··· Collected data

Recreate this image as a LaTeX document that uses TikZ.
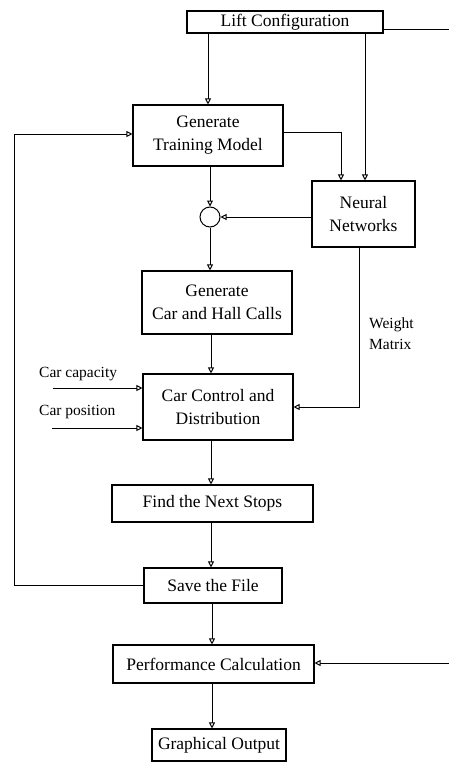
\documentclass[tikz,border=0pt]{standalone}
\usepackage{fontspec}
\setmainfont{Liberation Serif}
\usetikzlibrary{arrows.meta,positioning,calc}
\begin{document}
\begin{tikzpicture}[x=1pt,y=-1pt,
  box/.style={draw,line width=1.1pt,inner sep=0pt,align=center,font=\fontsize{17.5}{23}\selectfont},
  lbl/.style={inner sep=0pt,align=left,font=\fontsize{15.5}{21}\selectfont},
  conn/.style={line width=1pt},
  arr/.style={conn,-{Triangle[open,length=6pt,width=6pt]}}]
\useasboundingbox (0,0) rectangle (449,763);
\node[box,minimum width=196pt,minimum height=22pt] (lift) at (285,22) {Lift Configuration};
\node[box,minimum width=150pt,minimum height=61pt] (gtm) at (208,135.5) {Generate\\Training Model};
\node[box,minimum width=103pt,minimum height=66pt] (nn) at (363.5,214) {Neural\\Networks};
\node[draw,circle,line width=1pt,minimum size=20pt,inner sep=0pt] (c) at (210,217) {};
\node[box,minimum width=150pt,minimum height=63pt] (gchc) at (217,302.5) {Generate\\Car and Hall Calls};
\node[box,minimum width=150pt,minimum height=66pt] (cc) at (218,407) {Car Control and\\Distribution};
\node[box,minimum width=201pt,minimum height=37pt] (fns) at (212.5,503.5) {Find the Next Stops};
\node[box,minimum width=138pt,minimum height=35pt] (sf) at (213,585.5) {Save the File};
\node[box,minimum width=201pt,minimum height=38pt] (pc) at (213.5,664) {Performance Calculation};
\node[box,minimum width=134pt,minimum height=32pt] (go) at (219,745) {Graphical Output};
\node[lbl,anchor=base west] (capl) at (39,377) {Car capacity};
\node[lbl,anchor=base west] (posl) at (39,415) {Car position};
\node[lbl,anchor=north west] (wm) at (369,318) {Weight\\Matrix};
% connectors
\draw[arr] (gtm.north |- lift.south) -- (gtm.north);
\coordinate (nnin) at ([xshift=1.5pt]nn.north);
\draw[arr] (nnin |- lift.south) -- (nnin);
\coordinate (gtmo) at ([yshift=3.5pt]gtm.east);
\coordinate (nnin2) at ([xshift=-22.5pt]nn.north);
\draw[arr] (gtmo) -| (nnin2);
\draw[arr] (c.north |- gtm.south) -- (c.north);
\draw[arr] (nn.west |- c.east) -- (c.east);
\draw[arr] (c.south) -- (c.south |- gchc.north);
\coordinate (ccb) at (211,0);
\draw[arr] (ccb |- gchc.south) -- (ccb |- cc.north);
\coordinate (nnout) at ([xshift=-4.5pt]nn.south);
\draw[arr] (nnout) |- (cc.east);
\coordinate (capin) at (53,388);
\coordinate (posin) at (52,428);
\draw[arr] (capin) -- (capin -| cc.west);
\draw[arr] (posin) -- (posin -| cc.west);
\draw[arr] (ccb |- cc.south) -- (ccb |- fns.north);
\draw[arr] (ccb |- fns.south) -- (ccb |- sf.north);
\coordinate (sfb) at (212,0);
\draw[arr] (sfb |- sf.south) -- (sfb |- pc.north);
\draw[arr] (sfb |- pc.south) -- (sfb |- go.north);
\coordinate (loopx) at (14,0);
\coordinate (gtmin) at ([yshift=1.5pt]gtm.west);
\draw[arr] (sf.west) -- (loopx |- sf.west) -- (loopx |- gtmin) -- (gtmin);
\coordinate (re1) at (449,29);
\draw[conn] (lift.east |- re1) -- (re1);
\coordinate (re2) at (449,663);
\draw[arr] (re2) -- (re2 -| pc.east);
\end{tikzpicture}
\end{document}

······

Instruction: Reproduce the full listing faithfully, but do not carry over any pictures.

Final result:
Recreate this image as a LaTeX document that uses TikZ.
\documentclass[tikz,border=0pt]{standalone}
\usepackage{fontspec}
\setmainfont{Liberation Serif}
\usetikzlibrary{arrows.meta,positioning,calc}
\begin{document}
\begin{tikzpicture}[x=1pt,y=-1pt,
  box/.style={draw,line width=1.1pt,inner sep=0pt,align=center,font=\fontsize{17.5}{23}\selectfont},
  lbl/.style={inner sep=0pt,align=left,font=\fontsize{15.5}{21}\selectfont},
  conn/.style={line width=1pt},
  arr/.style={conn,-{Triangle[open,length=6pt,width=6pt]}}]
\useasboundingbox (0,0) rectangle (449,763);
\node[box,minimum width=196pt,minimum height=22pt] (lift) at (285,22) {Lift Configuration};
\node[box,minimum width=150pt,minimum height=61pt] (gtm) at (208,135.5) {Generate\\Training Model};
\node[box,minimum width=103pt,minimum height=66pt] (nn) at (363.5,214) {Neural\\Networks};
\node[draw,circle,line width=1pt,minimum size=20pt,inner sep=0pt] (c) at (210,217) {};
\node[box,minimum width=150pt,minimum height=63pt] (gchc) at (217,302.5) {Generate\\Car and Hall Calls};
\node[box,minimum width=150pt,minimum height=66pt] (cc) at (218,407) {Car Control and\\Distribution};
\node[box,minimum width=201pt,minimum height=37pt] (fns) at (212.5,503.5) {Find the Next Stops};
\node[box,minimum width=138pt,minimum height=35pt] (sf) at (213,585.5) {Save the File};
\node[box,minimum width=201pt,minimum height=38pt] (pc) at (213.5,664) {Performance Calculation};
\node[box,minimum width=134pt,minimum height=32pt] (go) at (219,745) {Graphical Output};
\node[lbl,anchor=base west] (capl) at (39,377) {Car capacity};
\node[lbl,anchor=base west] (posl) at (39,415) {Car position};
\node[lbl,anchor=north west] (wm) at (369,318) {Weight\\Matrix};
% connectors
\draw[arr] (gtm.north |- lift.south) -- (gtm.north);
\coordinate (nnin) at ([xshift=1.5pt]nn.north);
\draw[arr] (nnin |- lift.south) -- (nnin);
\coordinate (gtmo) at ([yshift=3.5pt]gtm.east);
\coordinate (nnin2) at ([xshift=-22.5pt]nn.north);
\draw[arr] (gtmo) -| (nnin2);
\draw[arr] (c.north |- gtm.south) -- (c.north);
\draw[arr] (nn.west |- c.east) -- (c.east);
\draw[arr] (c.south) -- (c.south |- gchc.north);
\coordinate (ccb) at (211,0);
\draw[arr] (ccb |- gchc.south) -- (ccb |- cc.north);
\coordinate (nnout) at ([xshift=-4.5pt]nn.south);
\draw[arr] (nnout) |- (cc.east);
\coordinate (capin) at (53,388);
\coordinate (posin) at (52,428);
\draw[arr] (capin) -- (capin -| cc.west);
\draw[arr] (posin) -- (posin -| cc.west);
\draw[arr] (ccb |- cc.south) -- (ccb |- fns.north);
\draw[arr] (ccb |- fns.south) -- (ccb |- sf.north);
\coordinate (sfb) at (212,0);
\draw[arr] (sfb |- sf.south) -- (sfb |- pc.north);
\draw[arr] (sfb |- pc.south) -- (sfb |- go.north);
\coordinate (loopx) at (14,0);
\coordinate (gtmin) at ([yshift=1.5pt]gtm.west);
\draw[arr] (sf.west) -- (loopx |- sf.west) -- (loopx |- gtmin) -- (gtmin);
\coordinate (re1) at (449,29);
\draw[conn] (lift.east |- re1) -- (re1);
\coordinate (re2) at (449,663);
\draw[arr] (re2) -- (re2 -| pc.east);
\end{tikzpicture}
\end{document}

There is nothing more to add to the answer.